I think that according to the description of your application you really would benefit with a Kaveri system and its unified memory. Having some experience with GPU coding, even a fast PCIE connection is a major bottleneck. Really, the golden rule for the programming of discrete GPUs is knowing the amount of computation in proportion to the amount of data you need to move. If your operations are very simple you can even slow down your application by using the GPU. It only pays off to move computations to the GPU when you need a LOT of operations for each given piece of data. So, even buying a very expensive GPU you wouldn't get better performance.

With Kaveri as you don't need to move data around the PCIE bus performance is dramatically faster for these cases. The problem is that as HSA it is a really recent technology I doubt there will be adequate support for .NET so that "automagically" your shaders run faster (although maybe someone more knowledgeable than I about these aspects could shed some light about this).

If you are really willing to invest a bit of time with this issue you can get easily better performance with Kaveri. I suppose you are really running simply a filter on your huge images. You could implement these operations in OpenCL making sure you use zero-copy buffers and it would fly:

http://stackoverflow.com/questions/23378707/data-sharing-between-cpu-and-gpu-on-modern-x86-hardware-...

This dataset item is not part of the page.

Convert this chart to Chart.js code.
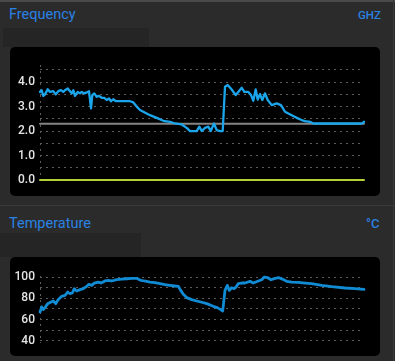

As you are using .NET, you could use an OpenCL wrapper to integrate it in your app so you don't need to code in C/C++:

https://openclnet.codeplex.com/

Running a filter on some image is the archetypical example of OpenCL code. You can find a bunch of examples around (even in the SDK). So, you shouldn't have much problem getting it to run. For example, this:

GPGPU image processing basics using OpenCL.NET - CodeProject

Hi there,

Thanks for this, I think I'll certainly look for my next machine to be Kaveri, if only to give it a try. However, really I'm looking for .NET to support the operations for me, as I've come quite far down the road of using the WPF 'Effect' shaders, and I can't justify the time to change over to something Kaveri compatible for the 0.0001% of users who might have an APU system.

I do find the systems very interesting though, reminds me of SGI NUMA systems, which always seemed like a better idea at the time!